May 08 2013
Getting to grips with the right or wrong way to go about things in any country is always a minefield of ever-changing goal posts. In Vietnam, luckily the people are largely very forgiving of our faux pas and a little bit of common sense and humility goes a long way in bridging the gap between cultures. In a tourist-reliant town like Hoi An, understanding the basics really does make a difference. For starters: although the town itself is booming, Quang Nam province is still one of the poorest in Vietnam, with most of the surrounding villagers earning their main income from farming and fishing. Thinking is far more conservative than in the big cities.
This really is a common-sense one. Dress to the occasion and you are not going to offend anyone. In town, shorts and a T-shirt are fine, though if you’re female and planning on stopping in on a few pagodas and temples, the normal rule of covering shoulders and knees applies. Beachwear is fine at the beach, although bathing topless or nude is positively frowned upon. When walking, cycling or motorbiking around, wear a shirt — girls in bikini tops and bare-chested boys anywhere but the beach cause offence, just as they do to most in the West.
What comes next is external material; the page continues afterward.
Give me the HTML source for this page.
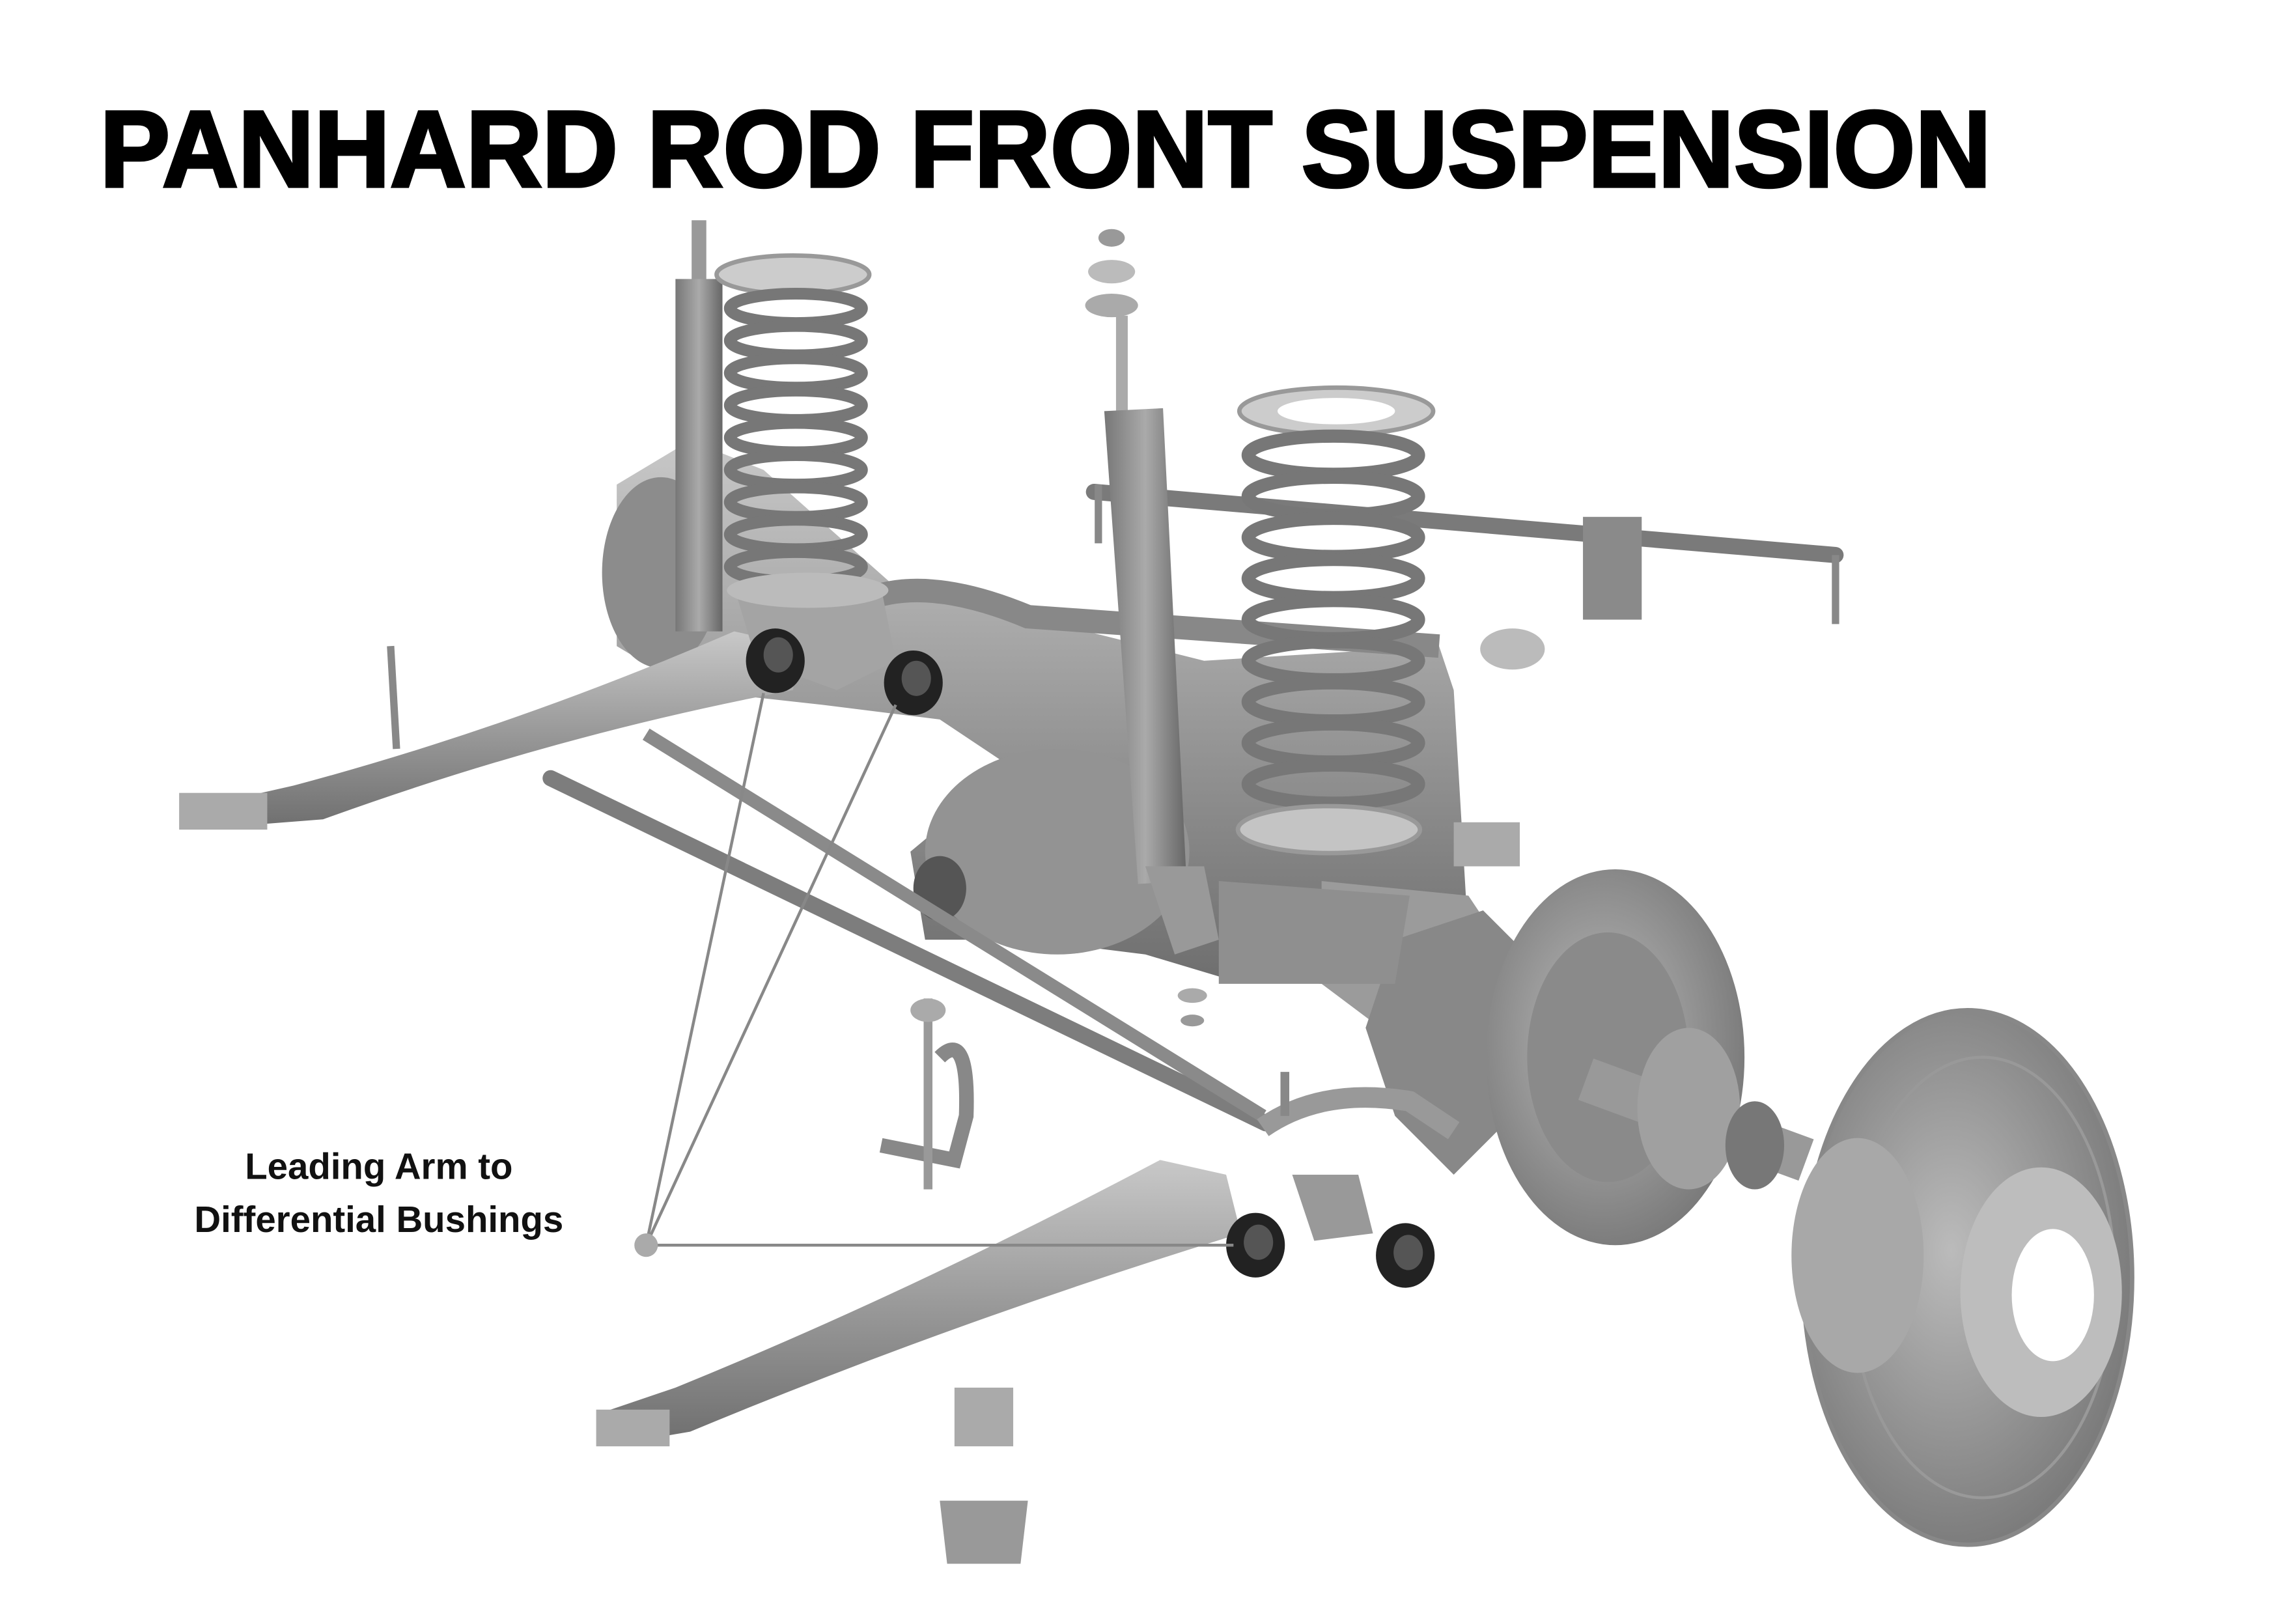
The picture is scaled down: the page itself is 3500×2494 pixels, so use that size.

Never buy anything off a child no matter how cute they are. The same applies to paying for photos. These children are put on the street by their parents when they should be at school or at home in bed. The money they make, more often than not, is used not for helping the family or for the child’s education, but for funding gambling or drinking habits. Donate to an NGO doing reputable work instead.
The Vietnamese are natural performers. Most are more than happy to pose for a photograph, but before you shove your camera in their face, it’s simple manners to ask if it’s okay. Paying for shots is a no-no. If you are photographing a market stall owner, buy something from their stall and check they don’t mind, rather than encouraging them to demand a fee — and they will likely be happy to pose for you. The exception to this is in the countryside. Farmers and fisherpeople do struggle and quite often live in poverty. If you offered 10,000 VND, it would really make a difference to them.
If you think about it, good manners are not so different in Hoi An as back home. You wouldn’t buy things off an eight-year-old, walk into a shop topless or pay a stranger for taking their photo. It’s easy to forget all these things when everyone else is doing them in a foreign country, but you’ll be rewarded with much more respect and more often than not a positive interaction with a local if you don’t follow the herd.